Almost ironically the same can be said the for bloody border dispute between Cambodia and Thailand, which was also on the agenda amid much shouting by ASEAN that it should and would find a resolution to the dispute. Hardly.
In the end, any grandstanding on that issue was trumped by an International Court of Justice ruling that effectively found in Phnom Penh’s favour, and ordered both sides to withdraw their troops and return to boundaries as they existed before Thai soldiers crossed the order in 2008.
China flatly refuses to allow a similar court to arbitrate on its territorial claims in the South China Sea, which in some quarters is now being called the West Philippine Sea.
ASEAN also appeared intent on allowing Burma to take its turn as the rotating chair in 2014, leaving a bad taste at the conference.
Again, it was up to the Americans to save ASEAN’s moral bacon, pointing out that having such a country at the helm of an association that operates under the motto ‘Promoting peace and security through dialogue and co-operation in the Asia Pacific’ would be totally inappropriate.

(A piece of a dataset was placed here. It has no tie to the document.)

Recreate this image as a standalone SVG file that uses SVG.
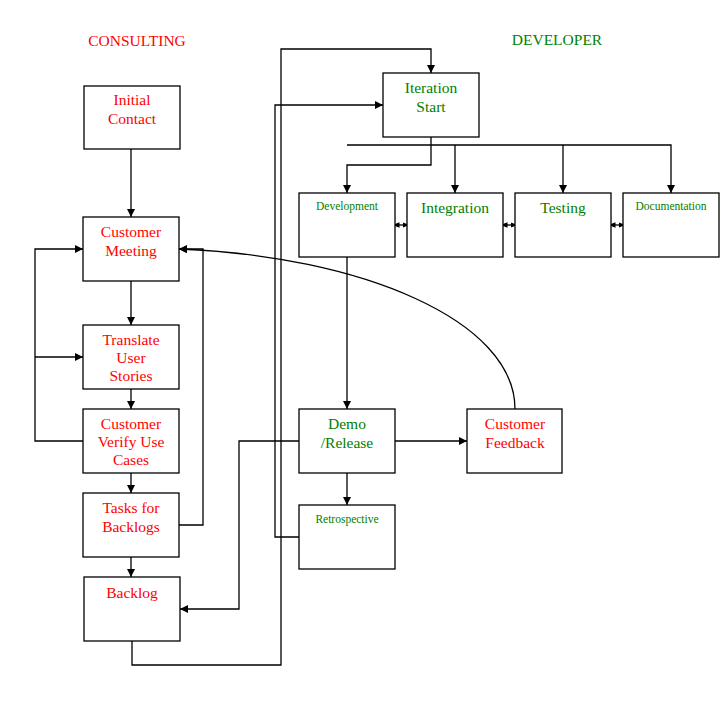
<svg xmlns="http://www.w3.org/2000/svg" width="728" height="702" viewBox="0 0 728 702">
<defs>
<style>
.b{fill:#fff;stroke:#000;stroke-width:1.3}
text{font-family:"Liberation Serif",serif;font-size:15.5px;text-anchor:middle}
.r{fill:#f00}.g{fill:#008000}.s{font-size:11.5px}
.c path{fill:none;stroke:#000;stroke-width:1.3}
</style>
<marker id="a" viewBox="0 0 10 10" refX="10" refY="5" markerWidth="8" markerHeight="8" orient="auto" markerUnits="userSpaceOnUse"><path d="M0,0L10,5L0,10z"/></marker>
<marker id="d" viewBox="0 0 10 10" refX="5" refY="5" markerWidth="7" markerHeight="7" orient="auto-start-reverse" markerUnits="userSpaceOnUse"><path d="M0,1L10,5L0,9z"/></marker>
</defs>
<rect width="728" height="702" fill="#fff"/>
<text class="r" x="137" y="46" font-size="18">CONSULTING</text>
<text class="g" x="557" y="45" font-size="16.5">DEVELOPER</text>
<g class="c">
<path d="M131,149V217" marker-end="url(#a)"/>
<path d="M131,281V325" marker-end="url(#a)"/>
<path d="M131,389V409" marker-end="url(#a)"/>
<path d="M131,473V493" marker-end="url(#a)"/>
<path d="M131,557V577" marker-end="url(#a)"/>
<path d="M83,441H35V249H83" marker-end="url(#a)"/>
<path d="M35,357H83" marker-end="url(#a)"/>
<path d="M179,525H203V249H179" marker-end="url(#a)"/>
<path d="M515,409C515,320 360,256 179,249" marker-end="url(#a)"/>
<path d="M299,441H239V609H180" marker-end="url(#a)"/>
<path d="M132,641V665H281V49H431V73" marker-end="url(#a)"/>
<path d="M299,537H275V105H383" marker-end="url(#a)"/>
<path d="M431,137V165H347V193" marker-end="url(#a)"/>
<path d="M347,145H671V193" marker-end="url(#a)"/>
<path d="M455,145V193" marker-end="url(#a)"/>
<path d="M563,145V193" marker-end="url(#a)"/>
<path d="M347,257V409" marker-end="url(#a)"/>
<path d="M395,441H467" marker-end="url(#a)"/>
<path d="M347,473V505" marker-end="url(#a)"/>
<path d="M396,225H406" marker-start="url(#d)" marker-end="url(#d)"/>
<path d="M504,225H514" marker-start="url(#d)" marker-end="url(#d)"/>
<path d="M612,225H622" marker-start="url(#d)" marker-end="url(#d)"/>
</g>
<g id="initial"><rect class="b" x="84" y="86" width="96" height="63"/><text class="r" x="132" y="105">Initial</text><text class="r" x="132" y="124">Contact</text></g>
<g id="meeting"><rect class="b" x="83" y="217" width="96" height="64"/><text class="r" x="131" y="237">Customer</text><text class="r" x="131" y="256">Meeting</text></g>
<g id="translate"><rect class="b" x="83" y="325" width="96" height="64"/><text class="r" x="131" y="345">Translate</text><text class="r" x="131" y="363">User</text><text class="r" x="131" y="381">Stories</text></g>
<g id="verify"><rect class="b" x="83" y="409" width="96" height="64"/><text class="r" x="131" y="429">Customer</text><text class="r" x="131" y="447">Verify Use</text><text class="r" x="131" y="465">Cases</text></g>
<g id="tasks"><rect class="b" x="83" y="493" width="96" height="64"/><text class="r" x="131" y="513">Tasks for</text><text class="r" x="131" y="532">Backlogs</text></g>
<g id="backlog"><rect class="b" x="84" y="577" width="96" height="64"/><text class="r" x="132" y="598">Backlog</text></g>
<g id="iteration"><rect class="b" x="383" y="73" width="96" height="64"/><text class="g" x="431" y="93">Iteration</text><text class="g" x="431" y="112">Start</text></g>
<g id="development"><rect class="b" x="299" y="193" width="96" height="64"/><text class="g s" x="347" y="210">Development</text></g>
<g id="integration"><rect class="b" x="407" y="193" width="96" height="64"/><text class="g" x="455" y="213">Integration</text></g>
<g id="testing"><rect class="b" x="515" y="193" width="96" height="64"/><text class="g" x="563" y="213">Testing</text></g>
<g id="documentation"><rect class="b" x="623" y="193" width="96" height="64"/><text class="g s" x="671" y="210">Documentation</text></g>
<g id="demo"><rect class="b" x="299" y="409" width="96" height="64"/><text class="g" x="347" y="429">Demo</text><text class="g" x="347" y="448">/Release</text></g>
<g id="feedback"><rect class="b" x="467" y="409" width="95" height="64"/><text class="r" x="515" y="429">Customer</text><text class="r" x="515" y="448">Feedback</text></g>
<g id="retro"><rect class="b" x="299" y="505" width="96" height="64"/><text class="g s" x="347" y="523">Retrospective</text></g>
</svg>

Elsewhere, words like ‘constructive engagement’ were bandied about as India and ASEAN agreed to upgrade their trade relationship, while Laos was praised for bowing to environmental concerns and deferring construction of the 3.5 billion Xayaburi dam on the Mekong River.
The European Union was chastised for failing to send a high-level delegation to the meet, while seeking to add some urgency to its bid to open talks on Free Trade Agreements with countries in the region. Negotiations are underway with Singapore and Malaysia, while it hopes to begin talks with Vietnam and Indonesia shortly.
The meetings attracted 1,000 delegates from 27 countries, with 566 journalists from 158 media outlets in 157 countries accredited to cover.Had it not been for Clinton and her country’s ability to take a stand on issues that directly impact on ASEAN they might as well have all stayed at home.
‘With China becoming ever more assertive, many Asian countries are looking to the United States to balance China’s rapid growth, while at the same time avoiding unnecessary conflict,’ Asia Society Executive Vice President Jamie Metzl said.
‘Asian attention is also on the United States, where increasing debt problems and an inability to address them politically put America’s staying power as a forward-deployed global force into question,’ he said.
‘Asian powers, however, should not underestimate the United States. Home to the largest and still most creative economy in the world, the US will play a leading role in Asia for many decades to come.’